The need to move to a qualitatively-improving steady-state economy to resolve the climate change dilemma
by Philip Lawn
International Journal of Green Economics (IJGE), Vol. 4, No. 4, 2010

Abstract: The climate change issue is a policy concern that falls within the broader issue of sustainable development. Sustainable development means different things to different people. Green economists argue that sustainable development involves the adequate provisioning for people everywhere, of other species, and of the planet and its constituent systems. Essentially concurring with this view, ecological economists believe that achieving sustainable development requires the resolution of three major policy goals: (a) sustainable scale (ensuring the scale of the human economy relative to the supporting ecosphere is ecologically sustainable); (b) distributional equity (ensuring the distribution of income and wealth is equitable both within and across nations); and (c) allocative efficiency (ensuring the resources entering an economic system are allocated to their best possible use). Human-induced climate change is primarily the result of a failure to resolve policy goal (a).

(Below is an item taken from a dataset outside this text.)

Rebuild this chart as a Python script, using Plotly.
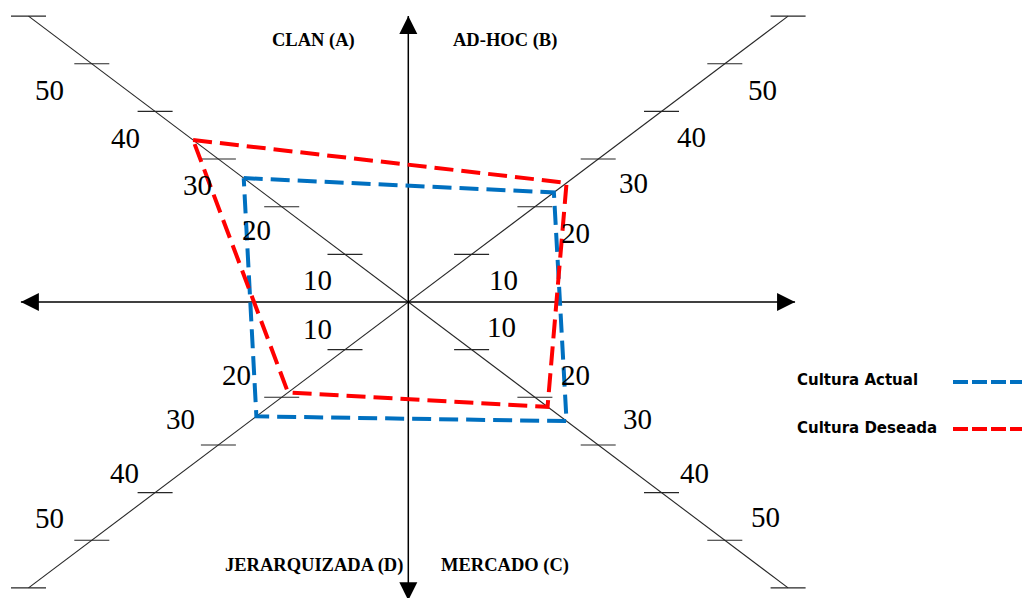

That is, in a world where economic activity is largely driven by the use of hydrocarbon (fossil) fuels, climate change is a consequence of the rate of resource throughput exceeding the waste assimilative capacity of the global ecosphere. Should the global economy continue to grow at its current rate, it is unlikely that renewable energy will be available in the quantities needed to reduce climate change-inducing emissions. For this and other reasons, the world's high-income countries must immediately make the transition to a steady-state economy – in effect, a non-growing but qualitatively-improving economy maintained by a declining rate of resource throughput. The movement by high-income countries to a steady-state economy would not only reverse the recent decline in their own well-being, it would provide low-income countries with the room required to enjoy a spurt of welfare-increasing growth before they, too, must make the transition to a qualitatively-improving steady-state economy.